:: Instructions to follow ::
Exclude images, then output the remaining data verbatim.

:: Supplied data ::
* * * * * * *
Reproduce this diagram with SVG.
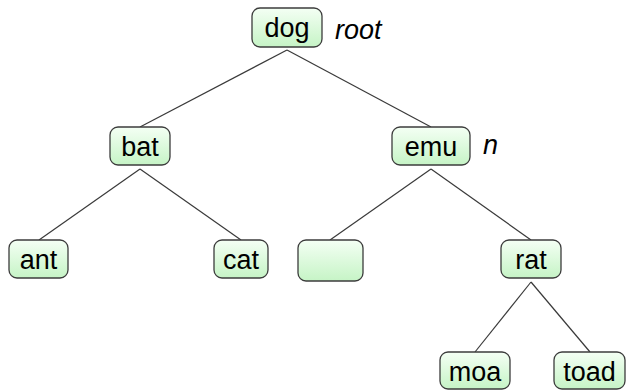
<svg xmlns="http://www.w3.org/2000/svg" width="629" height="391" viewBox="0 0 629 391">
<defs>
<linearGradient id="g" x1="0" y1="0" x2="0" y2="1">
<stop offset="0" stop-color="#f4fff4"/>
<stop offset="1" stop-color="#c6f4c6"/>
</linearGradient>
<style>
.box{fill:url(#g);stroke:#3c3c3c;stroke-width:1.3}
.t{font-family:"Liberation Sans",Arial,sans-serif;font-size:27px;fill:#000;text-anchor:middle}
.lbl{font-family:"Liberation Sans",Arial,sans-serif;font-size:27px;font-style:italic;fill:#000}
.e{stroke:#3a3a3a;stroke-width:1.2;fill:none}
</style>
</defs>
<rect width="629" height="391" fill="#fff"/>
<g id="edges">
<line class="e" x1="287" y1="50" x2="140" y2="127"/>
<line class="e" x1="287" y1="50" x2="431" y2="127"/>
<line class="e" x1="140" y1="169" x2="39" y2="240"/>
<line class="e" x1="140" y1="169" x2="241" y2="240"/>
<line class="e" x1="431" y1="169" x2="330" y2="240"/>
<line class="e" x1="431" y1="169" x2="531" y2="240"/>
<line class="e" x1="531" y1="282" x2="475" y2="352"/>
<line class="e" x1="531" y1="282" x2="590" y2="352"/>
</g>
<g id="dog"><rect class="box" x="252" y="8" width="70" height="39" rx="8"/><text class="t" x="287" y="37">dog</text></g>
<text class="lbl" x="335" y="39">root</text>
<g id="bat"><rect class="box" x="110" y="127" width="60" height="38" rx="8"/><text class="t" x="140" y="156">bat</text></g>
<g id="emu"><rect class="box" x="392" y="127" width="78" height="38" rx="8"/><text class="t" x="431" y="156">emu</text></g>
<text class="lbl" x="483" y="154">n</text>
<g id="ant"><rect class="box" x="9" y="240" width="59" height="38" rx="8"/><text class="t" x="38.5" y="269">ant</text></g>
<g id="cat"><rect class="box" x="214" y="240" width="54" height="38" rx="8"/><text class="t" x="241" y="269">cat</text></g>
<g id="empty"><rect class="box" x="298" y="240" width="65" height="41" rx="8"/></g>
<g id="rat"><rect class="box" x="501" y="240" width="60" height="38" rx="8"/><text class="t" x="531" y="269">rat</text></g>
<g id="moa"><rect class="box" x="440" y="352" width="70" height="37" rx="8"/><text class="t" x="475" y="381">moa</text></g>
<g id="toad"><rect class="box" x="554" y="352" width="71" height="37" rx="8"/><text class="t" x="589.5" y="381">toad</text></g>
</svg>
* * * * * * *
:: Result for this exercise ::
Reproduce this diagram with SVG.
<svg xmlns="http://www.w3.org/2000/svg" width="629" height="391" viewBox="0 0 629 391">
<defs>
<linearGradient id="g" x1="0" y1="0" x2="0" y2="1">
<stop offset="0" stop-color="#f4fff4"/>
<stop offset="1" stop-color="#c6f4c6"/>
</linearGradient>
<style>
.box{fill:url(#g);stroke:#3c3c3c;stroke-width:1.3}
.t{font-family:"Liberation Sans",Arial,sans-serif;font-size:27px;fill:#000;text-anchor:middle}
.lbl{font-family:"Liberation Sans",Arial,sans-serif;font-size:27px;font-style:italic;fill:#000}
.e{stroke:#3a3a3a;stroke-width:1.2;fill:none}
</style>
</defs>
<rect width="629" height="391" fill="#fff"/>
<g id="edges">
<line class="e" x1="287" y1="50" x2="140" y2="127"/>
<line class="e" x1="287" y1="50" x2="431" y2="127"/>
<line class="e" x1="140" y1="169" x2="39" y2="240"/>
<line class="e" x1="140" y1="169" x2="241" y2="240"/>
<line class="e" x1="431" y1="169" x2="330" y2="240"/>
<line class="e" x1="431" y1="169" x2="531" y2="240"/>
<line class="e" x1="531" y1="282" x2="475" y2="352"/>
<line class="e" x1="531" y1="282" x2="590" y2="352"/>
</g>
<g id="dog"><rect class="box" x="252" y="8" width="70" height="39" rx="8"/><text class="t" x="287" y="37">dog</text></g>
<text class="lbl" x="335" y="39">root</text>
<g id="bat"><rect class="box" x="110" y="127" width="60" height="38" rx="8"/><text class="t" x="140" y="156">bat</text></g>
<g id="emu"><rect class="box" x="392" y="127" width="78" height="38" rx="8"/><text class="t" x="431" y="156">emu</text></g>
<text class="lbl" x="483" y="154">n</text>
<g id="ant"><rect class="box" x="9" y="240" width="59" height="38" rx="8"/><text class="t" x="38.5" y="269">ant</text></g>
<g id="cat"><rect class="box" x="214" y="240" width="54" height="38" rx="8"/><text class="t" x="241" y="269">cat</text></g>
<g id="empty"><rect class="box" x="298" y="240" width="65" height="41" rx="8"/></g>
<g id="rat"><rect class="box" x="501" y="240" width="60" height="38" rx="8"/><text class="t" x="531" y="269">rat</text></g>
<g id="moa"><rect class="box" x="440" y="352" width="70" height="37" rx="8"/><text class="t" x="475" y="381">moa</text></g>
<g id="toad"><rect class="box" x="554" y="352" width="71" height="37" rx="8"/><text class="t" x="589.5" y="381">toad</text></g>
</svg>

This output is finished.